Deterministic Entanglement of Photons in Two Superconducting Microwave Resonators

Quantum entanglement, one of the defining features of quantum mechanics, has been demonstrated in a variety of nonlinear spinlike systems. Quantum entanglement in linear systems has proven significantly more challenging, as the intrinsic energy level degeneracy associated with linearity makes quantum control more difficult. Here we demonstrate the quantum entanglement of photon states in two independent linear microwave resonators, creating $N$-photon NOON states (entangled states $|N0⟩+|0N⟩$) as a benchmark demonstration. We use a superconducting quantum circuit that includes Josephson qubits to control and measure the two resonators, and we completely characterize the entangled states with bipartite Wigner tomography. These results demonstrate a significant advance in the quantum control of linear resonators in superconducting circuits.

Figure 1

(a) Device circuit schematic. Coupling resonator $C$ is connected to $q_0$ and $q_1$ using $\sim 1.9\mathrm{fF}$ coupling capacitors that yield 20 MHz coupling strengths, while storage resonator $A$ ($B$) is connected to $q_0$ ($q_1$) through a $\sim 1.9\mathrm{fF}$ coupling capacitor with 17 MHz coupling strength. (b) Qubit spectroscopy, showing probability $P_e$ (color bar) vs microwave frequency and flux bias for each qubit. Avoided-level crossings near 6.8 GHz (dash-dotted lines) are due to the coupling resonator $C$ and near 6.3 GHz (dashed lines) due to each qubit’s storage resonator. Lower right panel shows magnified view of circled area, upper right panel shows three qubit levels.

Figure 2

NOON state preparation sequence.
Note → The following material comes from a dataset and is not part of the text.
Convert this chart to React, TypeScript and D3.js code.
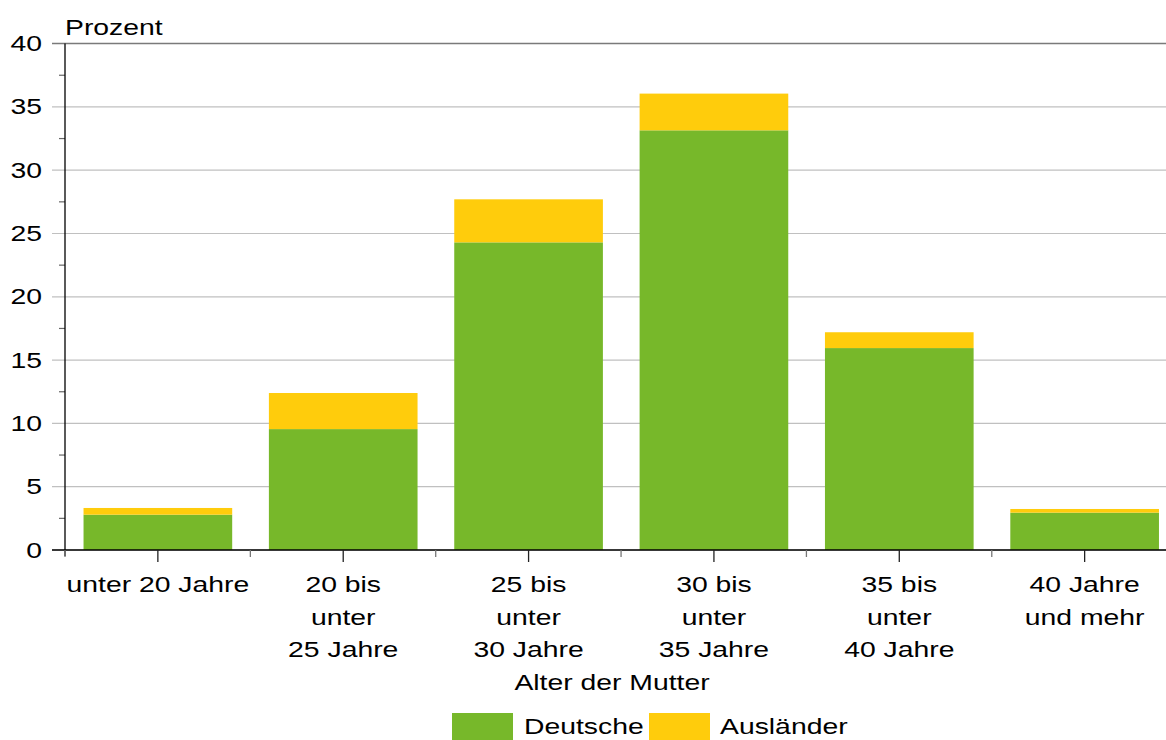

Resonators are represented by dashed lines and the qubit $|g⟩\leftrightarrow |e⟩$ and $|e⟩\leftrightarrow |f⟩$ transitions by dark and light (color) solid lines, respectively. (1) $q_0$ is excited to $|e⟩$ and half-swapped to $C$, generating the Bell state $|e0⟩+|g1⟩$. (2) Coupling resonator swapped to $q_1$, generating $|eg⟩+|ge⟩$. (3a) $N=1$ NOON state $|10⟩+|01⟩$ generated by fully swapping each qubit to its storage resonator. For higher $N$ states: (4) Qubits excited to $|fg⟩+|gf⟩$. (5) One photon swapped into storage resonators, generating $|eg10⟩+|ge01⟩$. Steps (4) and (5) are repeated $N-1$ times, generating $|eg(N-1)0⟩+|ge0(N-1)⟩$. (6) Final photon transfer generates (7) $N=2$ (or higher $N$) NOON state.

Figure 3

Qubit coincidence probability measurements for $N=1$, 2, and 3 NOON states, and for a mixed state. $P_{ge}$ (blue) and $P_{eg}$ (red) oscillate with interaction time $\tau$ at a rate $\propto \sqrt{N}$, while $P_{ee}$ (brown) always remains small. For the mixed state, behavior is nearly identical to the $N=1$ NOON state. Lines are fits to the data. Statistical errors, from the measured probability spread of $\sim 2\%–3\%$, are shown only for $P_{gg}$ [26]. Horizontal and vertical axes are same for all plots.

Figure 4

NOON and mixed state density matrix amplitudes, reconstructed in the photon-number basis from bipartite Wigner tomography; states are labeled $|mn⟩$ where $m$ is the photon number in resonator $A$ and $n$ that in $B$. Bar heights and colors represent matrix element amplitudes. The dominant amplitudes for all three NOON states are in the expected locations, although the off-diagonal elements decrease with $N$, due to the finite qubit dephasing time. Errors for the density matrix elements are not shown but are small [26].

Figure 5

Phase sensitivity of NOON states up to $N=3$. (a) Density matrix for $N=1$ NOON state at different times after qubit entanglement. Each element is represented by an arrow, with orientation determined by the phase angle (scale on bottom left). Off-diagonal elements rotate with delay time (black: 0 ns, blue: 12 ns, red: 24 ns), due to frequency difference between the qubit operating point and resonator. Dephasing causes a decrease in amplitude of off-diagonal elements. (b) Phase angle of the upper left nonzero off-diagonal element in (a) versus delay time. Line is fit to a rotation rate of $\Delta f=21.6\pm 0.8\mathrm{MHz}$, which corresponds well to set frequency difference. Error bars indicate maximum phase uncertainty. (c) Rotation angle of off-diagonal element versus controlled, additional phase angle used in coherent state displacement. Lines are fits (slopes indicated on plot), consistent with expected phase sensitivity. Confidence bounds are as in (b), with uncertainty increasing with $N$ due to increased phase sensitivity.